I thank the Minister of State for her reply. We could have this debate until we see the roll-out of universal free general practitioner care, but there is an interim period. As the Minister of State has limited resources and limited opportunity to introduce the various policies, she has to prioritise and make decisions in the context of what cohorts get the various resources. The Central Statistics Office publishes reports regularly, and one of these, which deals with life expectancy and health outcomes in the various socioeconomic groupings, has been commented on by the Irish Cancer Society and others. As late as this morning it was revealed that there is a widening gap between health outcomes in the various income groupings in Cork North-Central and parts of Cork South-Central. While we are talking about health outcomes in the context of the Department's reasoning for rolling out universal general practitioner care, the reality is that people from poor backgrounds with socioeconomic problems have poorer health outcomes. With regard to children under six years of age, how does one square that circle in terms of priority?

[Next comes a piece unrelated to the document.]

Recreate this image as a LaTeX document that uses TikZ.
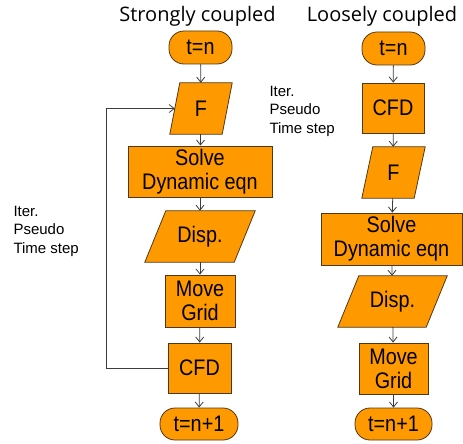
\documentclass[tikz,border=0pt]{standalone}
\usepackage{fontspec}
\setmainfont{Liberation Sans}
\newfontfamily\boxfont[FakeStretch=0.88]{Liberation Sans}
\newfontfamily\titlefont{Open Sans}
\usetikzlibrary{arrows.meta,backgrounds}
\definecolor{boxfill}{RGB}{255,153,0}
\definecolor{boxline}{RGB}{80,55,25}
\definecolor{arrline}{RGB}{60,60,60}
\begin{document}
\begin{tikzpicture}[x=1pt,y=-1pt,
  box/.style={draw=boxline,fill=boxfill,line width=0.8pt},
  rectbox/.style={box,inner sep=0pt,align=center,font=\boxfont\fontsize{22.5}{24}\selectfont},
  term/.style={rectbox,rounded corners=15pt},
  parabox/.style={inner sep=0pt,align=center,font=\boxfont\fontsize{22.5}{24}\selectfont},
  arr/.style={draw=arrline,line width=0.8pt,-{Straight Barb[length=5pt,width=8pt]}},
  side/.style={align=left,anchor=west,font=\fontsize{15}{18.5}\selectfont},
  ttl/.style={font=\titlefont\fontsize{20}{24}\selectfont}]
\useasboundingbox (0,0) rectangle (463,444);
% titles
\node[ttl] (t1) at (197.5,16) {Strongly coupled};
\node[ttl] (t2) at (382,16) {Loosely coupled};
% left column
\node[term,minimum width=63,minimum height=33] (tn1) at (200.5,47.5) {t=n};
\node[parabox,minimum width=62,minimum height=51] (f1) at (201,108.5) {F};
\node[rectbox,minimum width=144,minimum height=51] (s1) at (200,171.5) {Solve\\Dynamic eqn};
\node[parabox,minimum width=110,minimum height=51] (d1) at (200,236.5) {Disp.};
\node[rectbox,minimum width=70,minimum height=52] (m1) at (200,301) {Move\\Grid};
\node[rectbox,minimum width=63,minimum height=50] (c1) at (199.5,368) {CFD};
\node[term,minimum width=78,minimum height=32] (e1) at (199,424) {t=n+1};
% right column
\node[term,minimum width=63,minimum height=33] (tn2) at (393.5,48.5) {t=n};
\node[rectbox,minimum width=62,minimum height=50] (c2) at (393,108) {CFD};
\node[parabox,minimum width=63,minimum height=51] (f2) at (393.5,172.5) {F};
\node[rectbox,minimum width=141,minimum height=52] (s2) at (391.5,239) {Solve\\Dynamic eqn};
\node[parabox,minimum width=109,minimum height=51] (d2) at (392.5,301.5) {Disp.};
\node[rectbox,minimum width=69,minimum height=51] (m2) at (393.5,368.5) {Move\\Grid};
\node[term,minimum width=77,minimum height=32] (e2) at (393.5,424) {t=n+1};
% side texts
\node[side] (it1) at (10,231) {Iter.\\Pseudo\\Time step};
\node[side] (it2) at (266,111) {Iter.\\Pseudo\\Time step};
% parallelograms
\begin{scope}[on background layer]
\foreach \n/\d in {f1/10,d1/21,f2/11,d2/21}
  \filldraw[box] ([xshift=\d]\n.north west) -- (\n.north east) -- ([xshift=-\d]\n.south east) -- (\n.south west) -- cycle;
\end{scope}
% arrows left
\draw[arr] (tn1) -- (f1);
\draw[arr] (f1) -- (s1);
\draw[arr] (s1) -- (d1);
\draw[arr] (d1) -- (m1);
\draw[arr] (m1) -- (c1);
\draw[arr] (c1) -- (e1);
\coordinate (loopx) at (106,0);
\draw[arr] (c1.west) -- (c1.west -| loopx) |- ([xshift=5]f1.west);
% arrows right
\draw[arr] (tn2) -- (c2);
\draw[arr] (c2) -- (f2);
\draw[arr] (f2) -- (s2);
\draw[arr] (s2) -- (d2);
\draw[arr] (d2) -- (m2);
\draw[arr] (m2) -- (e2);
\end{tikzpicture}
\end{document}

Inequality in general has an impact on health, and this is an issue for the entire Government, not just the Department of Health. I think the Deputy would agree with me on that. The system that is in place and which we hope to expand has ensured that the number of discretionary medical cards has increased enormously. There is a more compassionate way of looking at it. It is about the burden of illness. Even where people do not qualify through a means test, there is a recognition that illness brings an additional burden with it. We have increased the number of discretionary medical cards to over 70,000. The number of GP cards has increased to almost 85,500, and the figure for medical cards in general is over 1 million. A sizeable proportion of the population, therefore, are now covered by free access to a primary care medical card and, in many cases, GP access also. There is no shortage of people in need. We all understand that that is because of particular circumstances, but I am sure the Deputy understands that the general inequality in society is a much wider issue, which is the responsibility of more than just the Department of Health.

We do accept, in terms of the provision of medical care, that there is always an element of universality in some decisions, but when the Minister of State is making a decision to rule out further additional universality, this has an impact in other areas. There is no point in saying otherwise.

We should be clear. There has been a change in how the Department is assessing discretionary medical cards. There has been a substantial increase in the number of discretionary medical cards awarded. The reason is that the policy the Minister of State was pursuing until the U-turn was wrong. It was wrong, unfair and inhumane that we were taking medical cards from the most vulnerable and the sickest in our society while at the same time outlining plans to give free GP care to others. I have no problem giving it to the others, but those who deserve it most should get it first, and then, as resources allow, the roll-out must happen. At least the Minister of State is now acknowledging that the issue of discretionary medical cards is a central one. The awarding of medical cards to vulnerable sick people is humane, compassionate and fair.

The argument that we should not provide free GP care to healthy children when there are others in need is sometimes a false one. As SUN, or Scaling Up Nutrition, tell us - one sees it in all the advertisements now, but we have been looking at it for years - proper nutrition and proper care are essential in the first thousand days of a child's life. If a child does not get the essential nutrition within that first thousand days, this has an impact on the rest of its life. The Deputy and I know that there are certain groups of people to whom that essential nutrition is not being delivered, sometimes because it is not clear what it is.

Until the day when we have universal free access to GPs and health care in this country, there will always be hard cases.

I am astonished that we are doing it at a time we have to be extraordinarily careful about how we spend money, but the Fianna Fáil-led Government did not do so at a time when it was awash with money.